**WHAT IS EXPECTED**
No pictures belong in the copy; return exactly the lines from the one with "Write the Plotly code for this chart." through the one with "poles_im = [0.0] * len(poles_re)", both ends included, and nothing else.

(Records with drawing code)

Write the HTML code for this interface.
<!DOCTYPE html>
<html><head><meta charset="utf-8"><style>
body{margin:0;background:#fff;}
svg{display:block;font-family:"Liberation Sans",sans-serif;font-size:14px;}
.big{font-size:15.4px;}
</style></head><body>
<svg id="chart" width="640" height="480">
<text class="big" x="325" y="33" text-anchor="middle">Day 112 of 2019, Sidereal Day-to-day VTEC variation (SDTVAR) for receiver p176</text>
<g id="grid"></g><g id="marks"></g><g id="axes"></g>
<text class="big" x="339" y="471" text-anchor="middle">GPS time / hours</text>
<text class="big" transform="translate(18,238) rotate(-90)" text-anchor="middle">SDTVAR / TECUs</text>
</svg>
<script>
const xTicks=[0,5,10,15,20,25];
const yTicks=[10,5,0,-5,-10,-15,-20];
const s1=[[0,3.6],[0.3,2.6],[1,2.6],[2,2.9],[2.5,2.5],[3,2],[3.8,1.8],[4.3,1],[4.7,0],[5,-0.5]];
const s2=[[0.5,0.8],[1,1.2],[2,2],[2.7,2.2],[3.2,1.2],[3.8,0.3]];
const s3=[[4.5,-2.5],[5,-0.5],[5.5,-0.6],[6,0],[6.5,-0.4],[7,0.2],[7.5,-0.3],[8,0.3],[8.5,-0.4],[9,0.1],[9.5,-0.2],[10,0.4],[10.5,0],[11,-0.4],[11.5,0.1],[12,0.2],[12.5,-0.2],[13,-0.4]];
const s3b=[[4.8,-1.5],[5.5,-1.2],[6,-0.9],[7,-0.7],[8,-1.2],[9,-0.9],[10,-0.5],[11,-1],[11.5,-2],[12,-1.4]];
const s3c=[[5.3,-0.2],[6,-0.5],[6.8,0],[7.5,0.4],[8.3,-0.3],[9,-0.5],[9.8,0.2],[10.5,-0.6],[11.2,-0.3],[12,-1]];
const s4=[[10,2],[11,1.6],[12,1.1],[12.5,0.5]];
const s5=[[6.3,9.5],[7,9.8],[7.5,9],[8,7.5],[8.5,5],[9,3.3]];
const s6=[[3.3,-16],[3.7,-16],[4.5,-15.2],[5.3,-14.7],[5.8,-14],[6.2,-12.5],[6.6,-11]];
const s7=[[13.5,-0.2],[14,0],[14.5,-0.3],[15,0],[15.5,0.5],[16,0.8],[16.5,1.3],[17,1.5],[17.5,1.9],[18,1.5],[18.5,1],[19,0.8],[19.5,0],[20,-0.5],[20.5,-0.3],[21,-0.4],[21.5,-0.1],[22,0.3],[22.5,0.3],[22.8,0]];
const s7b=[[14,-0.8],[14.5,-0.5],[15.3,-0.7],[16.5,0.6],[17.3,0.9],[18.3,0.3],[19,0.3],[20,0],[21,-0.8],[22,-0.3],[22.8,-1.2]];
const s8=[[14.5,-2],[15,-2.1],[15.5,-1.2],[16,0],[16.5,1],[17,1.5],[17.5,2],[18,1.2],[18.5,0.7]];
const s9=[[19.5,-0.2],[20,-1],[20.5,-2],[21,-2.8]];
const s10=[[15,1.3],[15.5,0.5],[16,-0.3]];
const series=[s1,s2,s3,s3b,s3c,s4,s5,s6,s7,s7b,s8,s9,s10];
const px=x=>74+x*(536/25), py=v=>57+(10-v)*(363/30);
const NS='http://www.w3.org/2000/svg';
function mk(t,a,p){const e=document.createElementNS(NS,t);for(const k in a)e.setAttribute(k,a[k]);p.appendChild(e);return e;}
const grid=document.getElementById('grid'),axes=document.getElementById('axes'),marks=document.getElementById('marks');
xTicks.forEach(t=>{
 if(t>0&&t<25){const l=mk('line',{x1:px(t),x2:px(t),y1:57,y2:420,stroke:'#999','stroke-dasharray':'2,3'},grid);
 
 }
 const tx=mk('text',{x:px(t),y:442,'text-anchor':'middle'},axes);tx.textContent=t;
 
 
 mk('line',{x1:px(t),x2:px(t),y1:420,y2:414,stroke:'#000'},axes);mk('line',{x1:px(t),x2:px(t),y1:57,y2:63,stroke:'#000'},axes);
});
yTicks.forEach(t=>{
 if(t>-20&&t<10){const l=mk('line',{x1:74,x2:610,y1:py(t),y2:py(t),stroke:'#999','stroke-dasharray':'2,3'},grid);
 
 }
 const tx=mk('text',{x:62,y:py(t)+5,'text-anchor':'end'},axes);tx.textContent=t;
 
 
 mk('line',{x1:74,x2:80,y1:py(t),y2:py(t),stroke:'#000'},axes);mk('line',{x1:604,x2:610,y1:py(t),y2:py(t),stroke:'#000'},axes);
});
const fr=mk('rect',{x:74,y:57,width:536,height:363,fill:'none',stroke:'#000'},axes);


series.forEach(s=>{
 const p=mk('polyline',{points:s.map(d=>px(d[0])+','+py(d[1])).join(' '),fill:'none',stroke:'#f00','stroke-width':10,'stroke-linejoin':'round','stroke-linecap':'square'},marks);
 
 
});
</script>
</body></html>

...

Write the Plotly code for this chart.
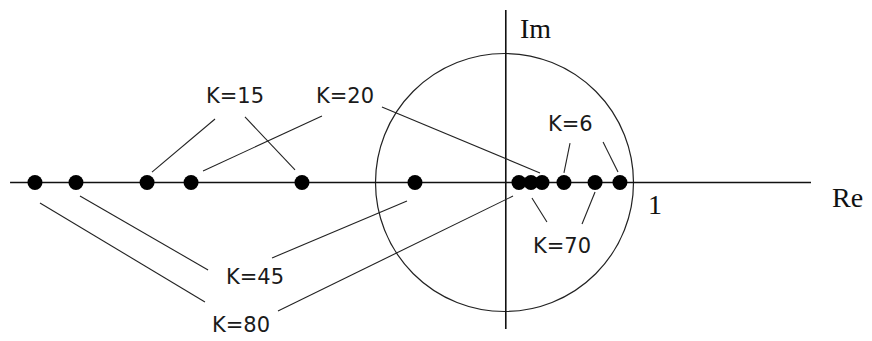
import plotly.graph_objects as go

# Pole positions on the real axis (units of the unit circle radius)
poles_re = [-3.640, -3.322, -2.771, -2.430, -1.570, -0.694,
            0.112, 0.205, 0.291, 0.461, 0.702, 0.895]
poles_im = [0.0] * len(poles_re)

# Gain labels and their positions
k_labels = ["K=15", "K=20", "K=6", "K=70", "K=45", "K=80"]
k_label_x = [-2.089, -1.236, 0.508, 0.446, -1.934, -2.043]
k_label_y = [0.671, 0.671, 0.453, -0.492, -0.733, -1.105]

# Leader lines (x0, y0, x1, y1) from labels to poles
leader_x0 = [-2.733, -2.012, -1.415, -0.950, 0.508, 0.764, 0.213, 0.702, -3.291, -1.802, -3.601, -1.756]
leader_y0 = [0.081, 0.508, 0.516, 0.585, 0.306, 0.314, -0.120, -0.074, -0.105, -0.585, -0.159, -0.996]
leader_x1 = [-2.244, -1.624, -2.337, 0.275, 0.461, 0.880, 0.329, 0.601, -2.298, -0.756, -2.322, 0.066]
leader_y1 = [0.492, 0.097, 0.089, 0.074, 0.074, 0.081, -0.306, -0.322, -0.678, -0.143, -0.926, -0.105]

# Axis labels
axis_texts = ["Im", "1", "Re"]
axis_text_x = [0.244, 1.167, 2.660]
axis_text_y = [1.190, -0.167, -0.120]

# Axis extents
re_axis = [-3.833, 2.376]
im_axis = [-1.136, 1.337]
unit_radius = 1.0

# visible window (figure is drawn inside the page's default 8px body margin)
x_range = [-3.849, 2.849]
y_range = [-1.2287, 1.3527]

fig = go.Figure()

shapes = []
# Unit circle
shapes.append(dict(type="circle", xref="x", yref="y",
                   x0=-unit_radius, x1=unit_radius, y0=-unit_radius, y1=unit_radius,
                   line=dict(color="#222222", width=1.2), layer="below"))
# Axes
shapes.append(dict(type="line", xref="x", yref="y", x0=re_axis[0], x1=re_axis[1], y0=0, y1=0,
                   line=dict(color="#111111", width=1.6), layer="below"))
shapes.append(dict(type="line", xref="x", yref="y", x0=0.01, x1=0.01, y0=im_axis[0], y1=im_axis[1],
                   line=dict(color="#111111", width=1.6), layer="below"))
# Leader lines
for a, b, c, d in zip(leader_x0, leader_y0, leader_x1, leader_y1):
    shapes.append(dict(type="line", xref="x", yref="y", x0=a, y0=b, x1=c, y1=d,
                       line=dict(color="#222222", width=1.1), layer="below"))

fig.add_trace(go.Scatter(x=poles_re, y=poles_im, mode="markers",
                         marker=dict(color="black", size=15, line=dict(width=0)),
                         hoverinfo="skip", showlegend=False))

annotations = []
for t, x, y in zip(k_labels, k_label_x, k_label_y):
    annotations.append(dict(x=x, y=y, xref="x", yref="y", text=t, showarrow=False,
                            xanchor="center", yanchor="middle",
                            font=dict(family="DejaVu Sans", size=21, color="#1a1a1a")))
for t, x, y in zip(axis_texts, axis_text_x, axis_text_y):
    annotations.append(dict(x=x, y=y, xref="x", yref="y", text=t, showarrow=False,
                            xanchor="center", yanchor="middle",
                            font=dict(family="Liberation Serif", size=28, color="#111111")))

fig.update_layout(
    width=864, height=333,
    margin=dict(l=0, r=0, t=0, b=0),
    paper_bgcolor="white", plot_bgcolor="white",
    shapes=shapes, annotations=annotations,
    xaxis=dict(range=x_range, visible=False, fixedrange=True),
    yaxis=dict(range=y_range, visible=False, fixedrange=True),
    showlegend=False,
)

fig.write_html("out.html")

**EXERCISE SOLUTION**
Write the Plotly code for this chart.
import plotly.graph_objects as go

# Pole positions on the real axis (units of the unit circle radius)
poles_re = [-3.640, -3.322, -2.771, -2.430, -1.570, -0.694,
            0.112, 0.205, 0.291, 0.461, 0.702, 0.895]
poles_im = [0.0] * len(poles_re)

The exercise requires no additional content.